Dataset entries:
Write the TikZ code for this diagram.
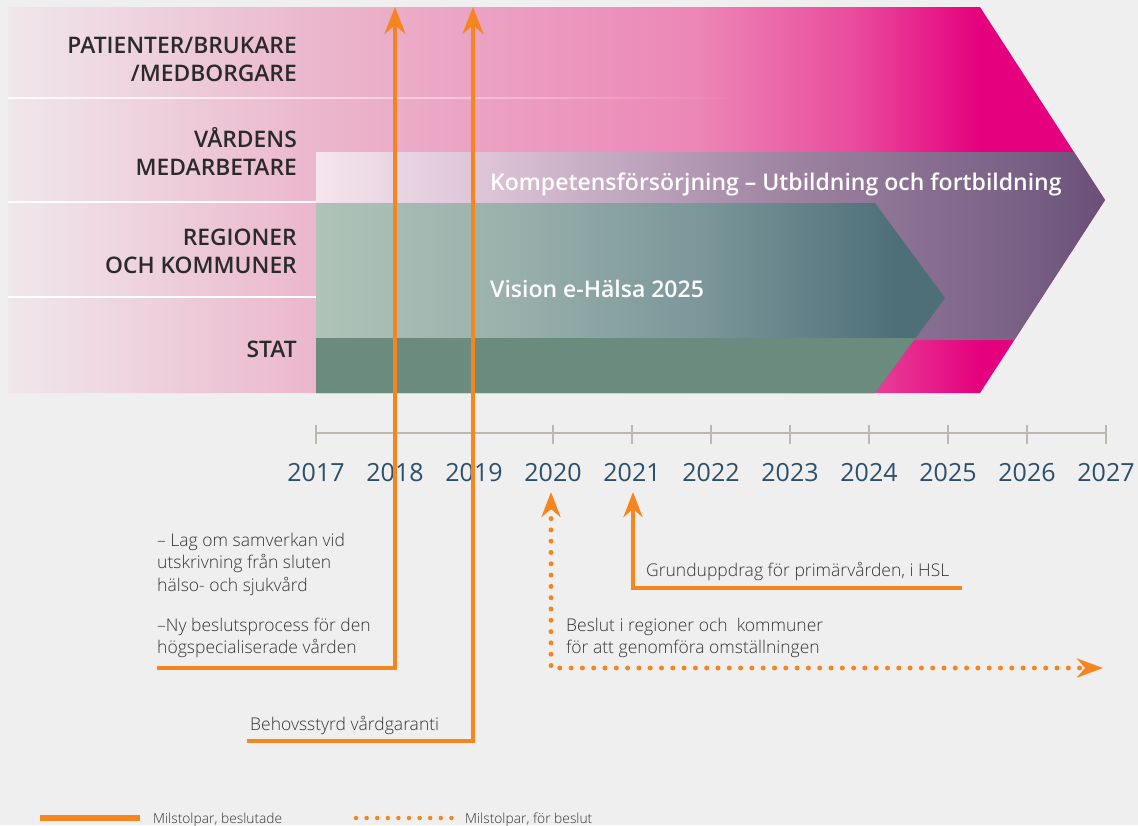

---

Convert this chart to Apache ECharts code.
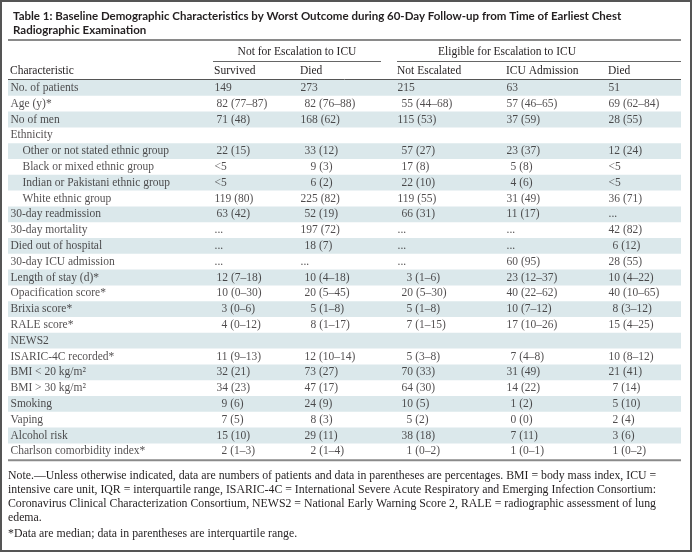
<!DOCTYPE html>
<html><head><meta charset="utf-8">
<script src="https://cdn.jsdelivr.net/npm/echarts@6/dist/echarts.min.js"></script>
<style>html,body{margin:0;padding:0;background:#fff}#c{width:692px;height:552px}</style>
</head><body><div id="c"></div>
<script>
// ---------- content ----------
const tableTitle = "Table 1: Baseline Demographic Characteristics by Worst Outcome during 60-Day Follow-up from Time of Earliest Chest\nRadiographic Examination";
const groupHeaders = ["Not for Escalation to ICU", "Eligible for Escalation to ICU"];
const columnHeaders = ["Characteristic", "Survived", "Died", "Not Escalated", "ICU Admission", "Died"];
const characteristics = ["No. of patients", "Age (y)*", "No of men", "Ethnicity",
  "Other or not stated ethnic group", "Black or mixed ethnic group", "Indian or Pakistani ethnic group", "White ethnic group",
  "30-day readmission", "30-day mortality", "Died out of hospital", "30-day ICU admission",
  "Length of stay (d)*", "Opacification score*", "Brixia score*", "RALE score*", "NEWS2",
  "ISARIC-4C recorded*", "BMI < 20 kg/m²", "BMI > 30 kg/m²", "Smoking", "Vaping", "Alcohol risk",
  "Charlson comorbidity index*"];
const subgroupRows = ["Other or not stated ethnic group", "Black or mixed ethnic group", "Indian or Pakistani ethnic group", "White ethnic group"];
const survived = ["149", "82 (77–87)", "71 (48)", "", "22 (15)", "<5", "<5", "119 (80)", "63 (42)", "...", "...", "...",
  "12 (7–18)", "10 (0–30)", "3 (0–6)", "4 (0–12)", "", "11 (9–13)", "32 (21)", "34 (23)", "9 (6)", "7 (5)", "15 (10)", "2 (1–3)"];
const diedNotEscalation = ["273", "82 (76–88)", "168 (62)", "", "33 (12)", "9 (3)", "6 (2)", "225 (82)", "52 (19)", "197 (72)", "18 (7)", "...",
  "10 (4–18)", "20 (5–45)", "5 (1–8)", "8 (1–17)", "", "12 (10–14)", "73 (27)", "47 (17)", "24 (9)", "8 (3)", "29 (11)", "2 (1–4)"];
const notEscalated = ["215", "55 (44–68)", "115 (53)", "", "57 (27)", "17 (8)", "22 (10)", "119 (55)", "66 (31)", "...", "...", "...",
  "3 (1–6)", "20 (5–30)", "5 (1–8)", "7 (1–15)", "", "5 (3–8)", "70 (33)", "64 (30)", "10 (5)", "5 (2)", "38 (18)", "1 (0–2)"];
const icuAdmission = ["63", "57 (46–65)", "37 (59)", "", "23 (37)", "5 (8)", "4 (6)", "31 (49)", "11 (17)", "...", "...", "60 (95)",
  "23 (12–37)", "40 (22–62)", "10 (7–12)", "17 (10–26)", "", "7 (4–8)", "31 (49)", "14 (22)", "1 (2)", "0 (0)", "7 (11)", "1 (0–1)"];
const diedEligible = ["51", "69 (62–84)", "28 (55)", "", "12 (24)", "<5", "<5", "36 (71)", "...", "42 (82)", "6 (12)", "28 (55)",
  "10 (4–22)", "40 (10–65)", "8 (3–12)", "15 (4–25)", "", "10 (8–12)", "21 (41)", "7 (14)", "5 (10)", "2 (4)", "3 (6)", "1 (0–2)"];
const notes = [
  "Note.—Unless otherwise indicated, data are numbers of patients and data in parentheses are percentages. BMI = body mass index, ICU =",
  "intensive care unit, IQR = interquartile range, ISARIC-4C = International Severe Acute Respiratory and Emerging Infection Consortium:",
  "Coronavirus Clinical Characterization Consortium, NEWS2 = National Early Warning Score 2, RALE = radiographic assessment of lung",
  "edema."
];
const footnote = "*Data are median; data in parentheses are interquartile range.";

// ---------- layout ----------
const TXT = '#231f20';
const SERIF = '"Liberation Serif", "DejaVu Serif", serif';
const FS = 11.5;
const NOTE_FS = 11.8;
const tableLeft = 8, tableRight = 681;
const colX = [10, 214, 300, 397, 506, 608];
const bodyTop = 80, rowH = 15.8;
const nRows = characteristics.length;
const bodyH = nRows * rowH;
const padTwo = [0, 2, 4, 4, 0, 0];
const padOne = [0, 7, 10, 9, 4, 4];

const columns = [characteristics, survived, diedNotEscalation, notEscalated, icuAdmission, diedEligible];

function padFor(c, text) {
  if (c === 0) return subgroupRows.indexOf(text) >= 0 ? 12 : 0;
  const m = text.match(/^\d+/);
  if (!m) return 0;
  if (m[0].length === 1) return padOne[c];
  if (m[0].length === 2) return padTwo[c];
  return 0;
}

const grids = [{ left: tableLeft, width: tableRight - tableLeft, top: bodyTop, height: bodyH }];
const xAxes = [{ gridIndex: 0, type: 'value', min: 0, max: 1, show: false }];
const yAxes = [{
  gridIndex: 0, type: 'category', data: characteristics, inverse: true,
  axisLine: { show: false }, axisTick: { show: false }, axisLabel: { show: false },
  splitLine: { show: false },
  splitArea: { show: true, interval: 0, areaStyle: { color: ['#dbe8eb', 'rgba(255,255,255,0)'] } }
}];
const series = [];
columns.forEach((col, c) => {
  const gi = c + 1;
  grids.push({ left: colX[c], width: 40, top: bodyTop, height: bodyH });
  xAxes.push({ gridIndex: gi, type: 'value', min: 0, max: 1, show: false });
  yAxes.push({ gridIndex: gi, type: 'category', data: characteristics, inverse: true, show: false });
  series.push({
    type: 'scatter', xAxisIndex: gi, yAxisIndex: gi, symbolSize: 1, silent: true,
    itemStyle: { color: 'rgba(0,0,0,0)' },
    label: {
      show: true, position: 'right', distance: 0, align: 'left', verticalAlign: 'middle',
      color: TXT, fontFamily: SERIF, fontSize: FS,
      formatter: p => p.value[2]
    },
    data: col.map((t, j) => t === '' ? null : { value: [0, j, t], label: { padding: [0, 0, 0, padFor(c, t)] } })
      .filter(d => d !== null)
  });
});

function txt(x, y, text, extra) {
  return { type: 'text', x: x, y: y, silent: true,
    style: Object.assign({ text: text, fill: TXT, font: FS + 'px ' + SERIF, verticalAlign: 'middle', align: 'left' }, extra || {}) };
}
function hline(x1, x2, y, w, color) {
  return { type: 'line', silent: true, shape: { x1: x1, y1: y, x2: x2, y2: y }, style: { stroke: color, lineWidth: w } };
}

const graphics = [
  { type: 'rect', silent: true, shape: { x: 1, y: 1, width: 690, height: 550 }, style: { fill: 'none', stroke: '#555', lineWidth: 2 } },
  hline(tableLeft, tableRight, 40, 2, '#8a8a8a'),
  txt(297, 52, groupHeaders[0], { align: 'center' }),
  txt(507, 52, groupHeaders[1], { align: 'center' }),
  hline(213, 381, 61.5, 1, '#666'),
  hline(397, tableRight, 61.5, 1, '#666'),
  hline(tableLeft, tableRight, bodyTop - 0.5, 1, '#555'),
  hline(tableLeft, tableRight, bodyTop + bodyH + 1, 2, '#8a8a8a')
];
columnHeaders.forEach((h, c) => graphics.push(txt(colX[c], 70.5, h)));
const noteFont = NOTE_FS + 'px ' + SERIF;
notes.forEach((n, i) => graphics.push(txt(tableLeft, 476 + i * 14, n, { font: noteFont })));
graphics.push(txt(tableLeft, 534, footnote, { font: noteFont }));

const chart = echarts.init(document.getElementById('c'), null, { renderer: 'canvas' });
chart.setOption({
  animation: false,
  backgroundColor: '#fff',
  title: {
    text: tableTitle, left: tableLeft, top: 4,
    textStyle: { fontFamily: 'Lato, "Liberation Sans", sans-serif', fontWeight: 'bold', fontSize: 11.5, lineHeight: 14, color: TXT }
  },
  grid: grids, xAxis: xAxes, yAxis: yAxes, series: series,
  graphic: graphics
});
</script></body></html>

Task prompt:
Within the listing above, copy each line that has the string "code".

Solution to this problem:
Write the TikZ code for this diagram.
Convert this chart to Apache ECharts code.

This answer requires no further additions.